Task → In your copy, leave out the pictures; write out all the data exactly.

[Charts and diagrams as code]
◇ ◇ ◇

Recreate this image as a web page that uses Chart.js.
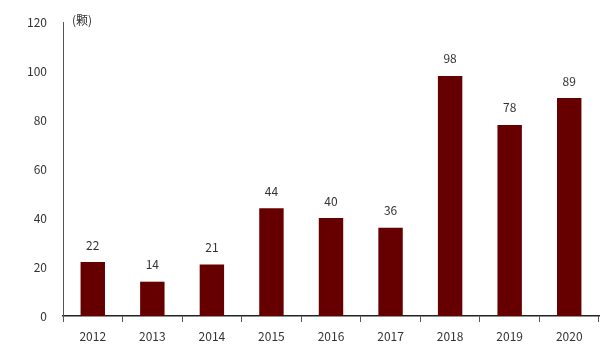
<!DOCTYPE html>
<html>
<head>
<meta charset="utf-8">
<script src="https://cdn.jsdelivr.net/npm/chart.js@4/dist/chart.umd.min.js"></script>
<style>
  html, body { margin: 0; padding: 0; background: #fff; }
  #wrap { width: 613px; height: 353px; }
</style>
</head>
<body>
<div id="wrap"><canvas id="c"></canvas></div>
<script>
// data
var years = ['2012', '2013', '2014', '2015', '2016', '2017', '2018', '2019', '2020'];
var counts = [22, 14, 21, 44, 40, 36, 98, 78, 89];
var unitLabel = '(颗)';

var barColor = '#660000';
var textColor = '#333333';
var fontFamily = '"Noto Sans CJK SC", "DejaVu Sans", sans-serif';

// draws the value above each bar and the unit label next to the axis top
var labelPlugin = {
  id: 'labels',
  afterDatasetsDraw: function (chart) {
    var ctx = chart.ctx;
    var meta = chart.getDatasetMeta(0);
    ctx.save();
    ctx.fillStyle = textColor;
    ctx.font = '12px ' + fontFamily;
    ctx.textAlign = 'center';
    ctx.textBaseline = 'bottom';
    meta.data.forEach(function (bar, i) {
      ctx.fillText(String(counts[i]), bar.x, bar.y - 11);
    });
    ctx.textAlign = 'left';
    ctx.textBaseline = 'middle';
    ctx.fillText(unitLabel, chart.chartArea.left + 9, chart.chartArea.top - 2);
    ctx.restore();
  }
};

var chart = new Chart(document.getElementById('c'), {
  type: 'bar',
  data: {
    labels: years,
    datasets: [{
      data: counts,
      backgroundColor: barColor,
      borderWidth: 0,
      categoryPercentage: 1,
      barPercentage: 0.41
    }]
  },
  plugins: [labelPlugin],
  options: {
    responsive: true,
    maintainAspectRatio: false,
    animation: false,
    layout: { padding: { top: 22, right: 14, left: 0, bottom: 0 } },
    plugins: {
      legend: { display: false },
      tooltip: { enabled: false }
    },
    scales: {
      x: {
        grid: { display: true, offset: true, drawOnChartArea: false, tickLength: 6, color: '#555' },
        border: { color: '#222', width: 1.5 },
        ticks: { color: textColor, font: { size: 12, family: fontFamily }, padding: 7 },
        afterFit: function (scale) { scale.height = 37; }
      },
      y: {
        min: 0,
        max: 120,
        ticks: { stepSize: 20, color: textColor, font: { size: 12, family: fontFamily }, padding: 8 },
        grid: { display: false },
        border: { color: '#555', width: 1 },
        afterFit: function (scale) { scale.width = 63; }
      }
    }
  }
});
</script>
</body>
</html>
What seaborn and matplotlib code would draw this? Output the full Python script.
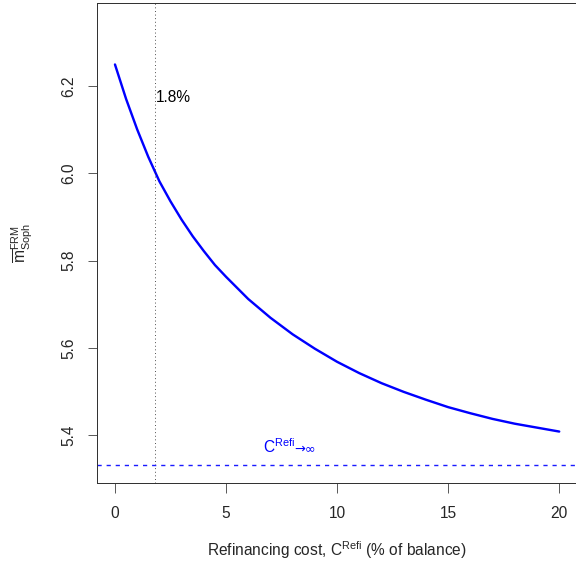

◇ ◇ ◇

Final answer →
Recreate this image as a web page that uses Chart.js.
<!DOCTYPE html>
<html>
<head>
<meta charset="utf-8">
<script src="https://cdn.jsdelivr.net/npm/chart.js@4/dist/chart.umd.min.js"></script>
<style>
  html, body { margin: 0; padding: 0; background: #fff; }
  #wrap { width: 613px; height: 353px; }
</style>
</head>
<body>
<div id="wrap"><canvas id="c"></canvas></div>
<script>
// data
var years = ['2012', '2013', '2014', '2015', '2016', '2017', '2018', '2019', '2020'];
var counts = [22, 14, 21, 44, 40, 36, 98, 78, 89];
var unitLabel = '(颗)';

var barColor = '#660000';
var textColor = '#333333';
var fontFamily = '"Noto Sans CJK SC", "DejaVu Sans", sans-serif';

// draws the value above each bar and the unit label next to the axis top
var labelPlugin = {
  id: 'labels',
  afterDatasetsDraw: function (chart) {
    var ctx = chart.ctx;
    var meta = chart.getDatasetMeta(0);
    ctx.save();
    ctx.fillStyle = textColor;
    ctx.font = '12px ' + fontFamily;
    ctx.textAlign = 'center';
    ctx.textBaseline = 'bottom';
    meta.data.forEach(function (bar, i) {
      ctx.fillText(String(counts[i]), bar.x, bar.y - 11);
    });
    ctx.textAlign = 'left';
    ctx.textBaseline = 'middle';
    ctx.fillText(unitLabel, chart.chartArea.left + 9, chart.chartArea.top - 2);
    ctx.restore();
  }
};

var chart = new Chart(document.getElementById('c'), {
  type: 'bar',
  data: {
    labels: years,
    datasets: [{
      data: counts,
      backgroundColor: barColor,
      borderWidth: 0,
      categoryPercentage: 1,
      barPercentage: 0.41
    }]
  },
  plugins: [labelPlugin],
  options: {
    responsive: true,
    maintainAspectRatio: false,
    animation: false,
    layout: { padding: { top: 22, right: 14, left: 0, bottom: 0 } },
    plugins: {
      legend: { display: false },
      tooltip: { enabled: false }
    },
    scales: {
      x: {
        grid: { display: true, offset: true, drawOnChartArea: false, tickLength: 6, color: '#555' },
        border: { color: '#222', width: 1.5 },
        ticks: { color: textColor, font: { size: 12, family: fontFamily }, padding: 7 },
        afterFit: function (scale) { scale.height = 37; }
      },
      y: {
        min: 0,
        max: 120,
        ticks: { stepSize: 20, color: textColor, font: { size: 12, family: fontFamily }, padding: 8 },
        grid: { display: false },
        border: { color: '#555', width: 1 },
        afterFit: function (scale) { scale.width = 63; }
      }
    }
  }
});
</script>
</body>
</html>
What seaborn and matplotlib code would draw this? Output the full Python script.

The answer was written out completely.